A.3Individual-Level and Systematic-Level Reliability

Evaluating the reliability of a DHT implies assessing its fitness-for-purpose; however, given that DHTs can serve diverse purposes, the statistical methodology employed in their analytical validation must be tailored according to the context of use of the device of interest.

Thus, we divided the metrics into two different categories, depending on whether they assess reliability on an individual or a systematic level. On one hand, individual-level reliability, assessed by CCC, ICC, and BA LoAs, pertains to the reproducibility of measurements on an individual level, meaning how well each individual’s corresponding measurements (device vs gold standard) agree. On the other hand, systematic-level reliability, assessed through MAPE and Bland-Altman analysis focused on bias, relates to agreement within measurements at the level of the tested group as a whole.

Consider the following example: two different thermometers are used to measure room temperature every hour, over the course of a week. When comparing the measurements of two different thermometers to measure room temperature, a high individual-level reliability would indicate that both thermometers yield similar measurements on each individual hourly reading, whereas a high systematic-level reliability would be indicated by both thermometers yielding similar mean temperatures each day without necessarily providing identical readings every hour.

A.4 Regulatory Considerations

The FDA guidance on integration of DHTs into clinical investigations serves as a crucial compass for industry professionals, investigators, and stakeholders alike, offering invaluable insights into the adept utilization of DHTs for remote data acquisition within clinical investigations.32

Currently, the FDA has approved 62 artificial intelligence-driven DHTs in the field of cardiology that either measure functional status or improve HF treatment trackingpatients.33 However, to date, there has been little systematic evaluation of actigraphy-based endpoints collected by DHT against recognized functional endpoints.

The FDA's guidance emphasizes that the application of DHTs must be "fit-for-purpose," signifying that the level of validation accompanying these tools should be commensurate with their intended use and interpretability in clinical investigation. Key considerations encompass data accuracy, reliability, and security. DHTs enlisted for clinical trials must be meticulously selected, considering a range of factors, including the nature of data to be gathered, the target patient population, and any relevant regulatory prerequisites. The rationale for selecting a specific DHT and its intended use should be substantiated, thereby ensuring alignment with the study's objectives.

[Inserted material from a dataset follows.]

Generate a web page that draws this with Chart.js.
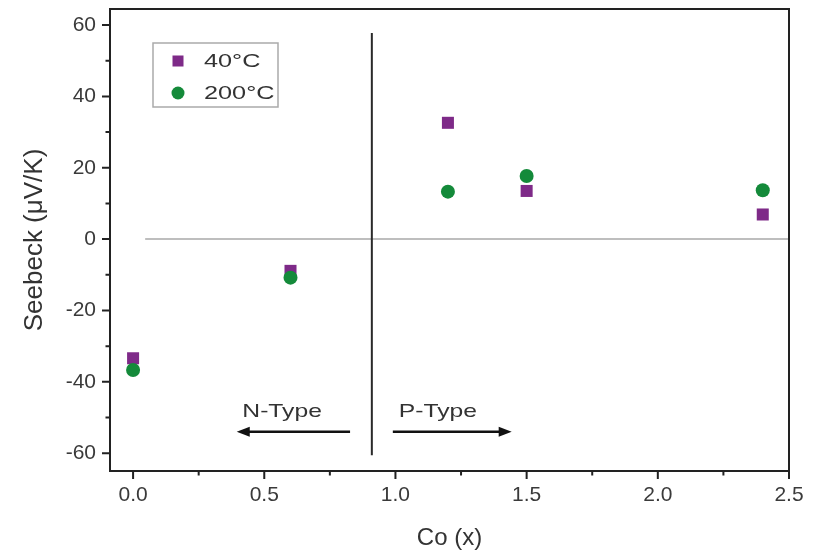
<!DOCTYPE html>
<html>
<head>
<meta charset="utf-8">
<script src="https://cdn.jsdelivr.net/npm/chart.js@4/dist/chart.umd.min.js"></script>
<style>
html,body{margin:0;padding:0;background:#fff;}
#wrap{width:820px;height:553px;position:relative;}
</style>
</head>
<body>
<div id="wrap"><canvas id="c" width="820" height="553"></canvas></div>
<script>
// ---- data ----
const coX = [0, 0.6, 1.2, 1.5, 2.4];
const seebeck40 = [-33.4, -8.9, 32.6, 13.5, 6.9];
const seebeck200 = [-36.7, -10.8, 13.3, 17.7, 13.7];
const seriesLabels = ['40°C', '200°C'];
const xTickValues = [0, 0.5, 1.0, 1.5, 2.0, 2.5];
const xMinorValues = [0.25, 0.75, 1.25, 1.75, 2.25];
const yTickValues = [-60, -40, -20, 0, 20, 40, 60];
const yMinorValues = [-50, -30, -10, 10, 30, 50];
// annotations (data coordinates)
const zeroLine = {x0: 0.046, x1: 2.5, y: 0};
const dividerLine = {x: 0.91, y0: 57.8, y1: -60.6};
const nArrow = {from: 0.827, to: 0.395, y: -54.0, label: 'N-Type', lx: 0.568, ly: -48.4};
const pArrow = {from: 0.99, to: 1.443, y: -54.0, label: 'P-Type', lx: 1.162, ly: -48.4};

const PURPLE = '#7e2a88';
const GREEN = '#148a3a';
const FONT = '"Liberation Sans", Arial, sans-serif';

function wideText(ctx, text, x, y, size, align, stretch) {
  ctx.save();
  ctx.font = size + 'px ' + FONT;
  ctx.textBaseline = 'middle';
  ctx.textAlign = align;
  ctx.translate(x, y);
  ctx.scale(stretch, 1);
  ctx.fillText(text, 0, 0);
  ctx.restore();
}

const decor = {
  id: 'decor',
  beforeDatasetsDraw(chart) {
    const ctx = chart.ctx, xs = chart.scales.x, ys = chart.scales.y;
    ctx.save();
    ctx.strokeStyle = '#a8a8a8'; ctx.lineWidth = 1.5;
    ctx.beginPath();
    ctx.moveTo(xs.getPixelForValue(zeroLine.x0), ys.getPixelForValue(zeroLine.y));
    ctx.lineTo(xs.getPixelForValue(zeroLine.x1), ys.getPixelForValue(zeroLine.y));
    ctx.stroke();
    ctx.strokeStyle = '#2a2a2a'; ctx.lineWidth = 2;
    ctx.beginPath();
    ctx.moveTo(xs.getPixelForValue(dividerLine.x), ys.getPixelForValue(dividerLine.y0));
    ctx.lineTo(xs.getPixelForValue(dividerLine.x), ys.getPixelForValue(dividerLine.y1));
    ctx.stroke();
    [nArrow, pArrow].forEach(a => {
      const x0 = xs.getPixelForValue(a.from), x1 = xs.getPixelForValue(a.to), y = ys.getPixelForValue(a.y);
      const dir = Math.sign(x1 - x0);
      ctx.strokeStyle = '#111'; ctx.fillStyle = '#111'; ctx.lineWidth = 2.5;
      ctx.beginPath(); ctx.moveTo(x0, y); ctx.lineTo(x1 - dir * 8, y); ctx.stroke();
      ctx.beginPath();
      ctx.moveTo(x1, y); ctx.lineTo(x1 - dir * 13, y - 5); ctx.lineTo(x1 - dir * 13, y + 5); ctx.closePath(); ctx.fill();
      ctx.fillStyle = '#333';
      wideText(ctx, a.label, xs.getPixelForValue(a.lx), ys.getPixelForValue(a.ly), 19, 'center', 1.3);
    });
    ctx.restore();
  },
  afterDraw(chart) {
    const ctx = chart.ctx, xs = chart.scales.x, ys = chart.scales.y, ca = chart.chartArea;
    ctx.save();
    ctx.strokeStyle = '#222'; ctx.lineWidth = 2;
    ctx.strokeRect(ca.left, ca.top, ca.right - ca.left, ca.bottom - ca.top);
    ctx.lineWidth = 2; ctx.beginPath();
    xTickValues.forEach(v => { const p = xs.getPixelForValue(v); ctx.moveTo(p, ca.bottom); ctx.lineTo(p, ca.bottom + 8); });
    xMinorValues.forEach(v => { const p = xs.getPixelForValue(v); ctx.moveTo(p, ca.bottom); ctx.lineTo(p, ca.bottom + 4.5); });
    yTickValues.forEach(v => { const p = ys.getPixelForValue(v); ctx.moveTo(ca.left, p); ctx.lineTo(ca.left - 8, p); });
    yMinorValues.forEach(v => { const p = ys.getPixelForValue(v); ctx.moveTo(ca.left, p); ctx.lineTo(ca.left - 4.5, p); });
    ctx.stroke();
    const bx = 153, by = 43, bw = 125, bh = 64;
    ctx.fillStyle = '#fff'; ctx.fillRect(bx, by, bw, bh);
    ctx.strokeStyle = '#aaaaaa'; ctx.lineWidth = 1.5; ctx.strokeRect(bx, by, bw, bh);
    const metas = chart.data.datasets;
    const rows = [by + 18, by + 50];
    metas.forEach((ds, i) => {
      const y = rows[i];
      ctx.fillStyle = ds.backgroundColor;
      if (ds.pointStyle === 'rect') ctx.fillRect(178 - 5.5, y - 5.5, 11, 11);
      else { ctx.beginPath(); ctx.arc(178, y, 6.5, 0, Math.PI * 2); ctx.fill(); }
      ctx.fillStyle = '#333';
      wideText(ctx, ds.label, 204, y + 1, 19, 'left', 1.33);
    });
    ctx.restore();
  }
};

new Chart(document.getElementById('c'), {
  type: 'scatter',
  data: {
    datasets: [
      { label: seriesLabels[0], data: coX.map((x, i) => ({x, y: seebeck40[i]})),
        pointStyle: 'rect', pointRadius: 8.5, pointHoverRadius: 8.5, backgroundColor: PURPLE, borderColor: PURPLE, borderWidth: 0, order: 2 },
      { label: seriesLabels[1], data: coX.map((x, i) => ({x, y: seebeck200[i]})),
        pointStyle: 'circle', pointRadius: 7, pointHoverRadius: 7, backgroundColor: GREEN, borderColor: GREEN, borderWidth: 0, order: 1 }
    ]
  },
  options: {
    responsive: false,
    animation: false,
    events: [],
    layout: { padding: { top: 9, right: 31, left: 0, bottom: 0 } },
    plugins: { legend: { display: false }, tooltip: { enabled: false } },
    scales: {
      x: {
        type: 'linear', min: -0.088, max: 2.5,
        afterBuildTicks: s => { s.ticks = xTickValues.map(v => ({value: v})); },
        afterFit: s => { s.height = 82; s.paddingLeft = 0; s.paddingRight = 0; },
        grid: { display: false, drawTicks: false },
        border: { display: false },
        ticks: { padding: 12, color: '#3a3a3a', font: { family: FONT, size: 21 }, callback: v => v.toFixed(1), maxRotation: 0 },
        title: { display: true, text: 'Co (x)', color: '#333', font: { family: FONT, size: 24 }, padding: { top: 0, bottom: 0 } }
      },
      y: {
        type: 'linear', min: -65, max: 64.5,
        afterBuildTicks: s => { s.ticks = yTickValues.map(v => ({value: v})); },
        afterFit: s => { s.width = 110; s.paddingTop = 0; s.paddingBottom = 0; },
        grid: { display: false, drawTicks: false },
        border: { display: false },
        ticks: { padding: 14, color: '#3a3a3a', font: { family: FONT, size: 21 } },
        title: { display: true, text: 'Seebeck (μV/K)', color: '#333', font: { family: FONT, size: 26 }, padding: { top: 19, bottom: 0 } }
      }
    }
  },
  plugins: [decor]
});
</script>
</body>
</html>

Clinical endpoints must be rigorously justified and precisely defined, encompassing the timing and tools employed for assessments. DHTs may replace established functional endpoints, necessitating validation to guarantee data reliability. The statistical methodologies used for analyzing data collected via DHTs should be clearly and pre-emptively defined, with consideration given to potential intercurrent events that may impact data integrity.

The rise of decentralized clinical trials (DCTs) heralds a transformative shift in clinical trial methodology. One such trial on SGLT2 inhibitors in HF highlights the importance of DCTs in novel therapies.34,35 These trials empower participants to receive treatments, undergo assessments, and provide data from the comfort of their homes or local healthcare facilities. The use of DHTs in DCTs offers several advantages, including increased patient access, enhanced convenience, personalized engagement, efficient data collection, and cost reduction.

Despite the evident benefits of DCTs, adherence to applicable regulations and guidelines remains paramount. Study design, patient recruitment, data collection, monitoring, and ethical considerations must align with regulatory standards to safeguard human subjects, ensure patient safety, and maintain data quality while upholding regulatory compliance in clinical trials. A summary of the interpretation and considerations are given in Appendix Figure 2.